The public often have an ambivalent view of competition: as consumers we’re grateful for it, as employees we fear it, as citizens we debate it. For some, it is a healthy form of emulation, which allows the most deserving to assert their talents. Indeed, economist Frédéric Bastiat keenly noted in his day that destroying competition is like “killing intelligence”. Competition is the antithesis of arbitrariness, privilege and unjustified rents: it embodies “the democratic law in essence”. For others, competition is like a selection process, at the end of which a company finds itself alone on the market and will entrench its position by resorting to unfair means, to the detriment of the most fragile. To recall the words of J.F. Proudhon, “competition kills competition”.

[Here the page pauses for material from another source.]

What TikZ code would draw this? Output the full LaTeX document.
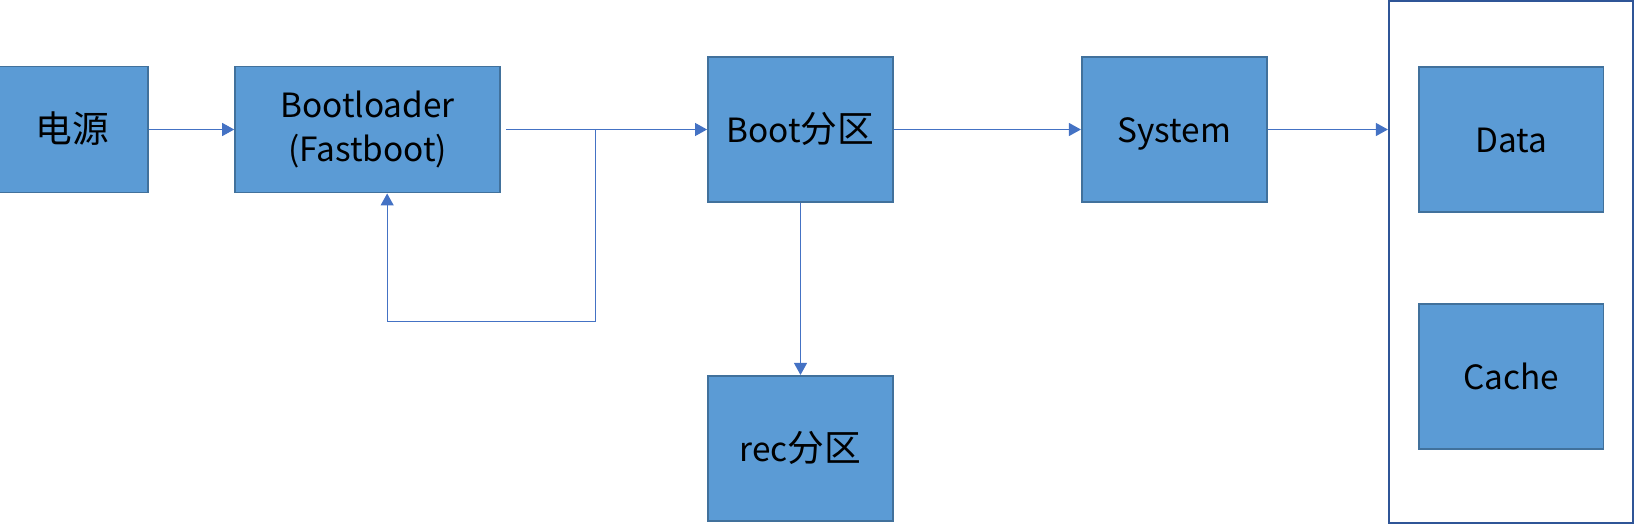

In fact, there is an element of truth to both of these opposing views. On the one hand, every day we can see the beneficial effects of new players entering the market: on prices, quality and diversity of products, as well as the incentive to innovate. For example, in the case of France, the strengthening of competition in air transport, ride-hailing services, mobile telephony and notarial offices are all recent, concrete examples of the benefits of this invisible but powerful force.
On the other hand, we also witness that dominant companies abuse their positions to block the entry of new, equally efficient competitors, or to discriminate against their customers. In oligopolistic markets, companies sometimes engage in collective cartel practices that artificially raise prices, without any benefits for customers. The first victims of these practices are often other companies, whose competitiveness is negatively affected.
These two visions, as opposed as they may be, are not irreconcilable, as long as we adopt a dynamic vision. Experience shows us that a company that has initially beaten the competition on its merits may subsequently be tempted to maintain its market power by resorting to artificial practices. The competition process will then grind to a permanent halt: competition will have “killed competition”.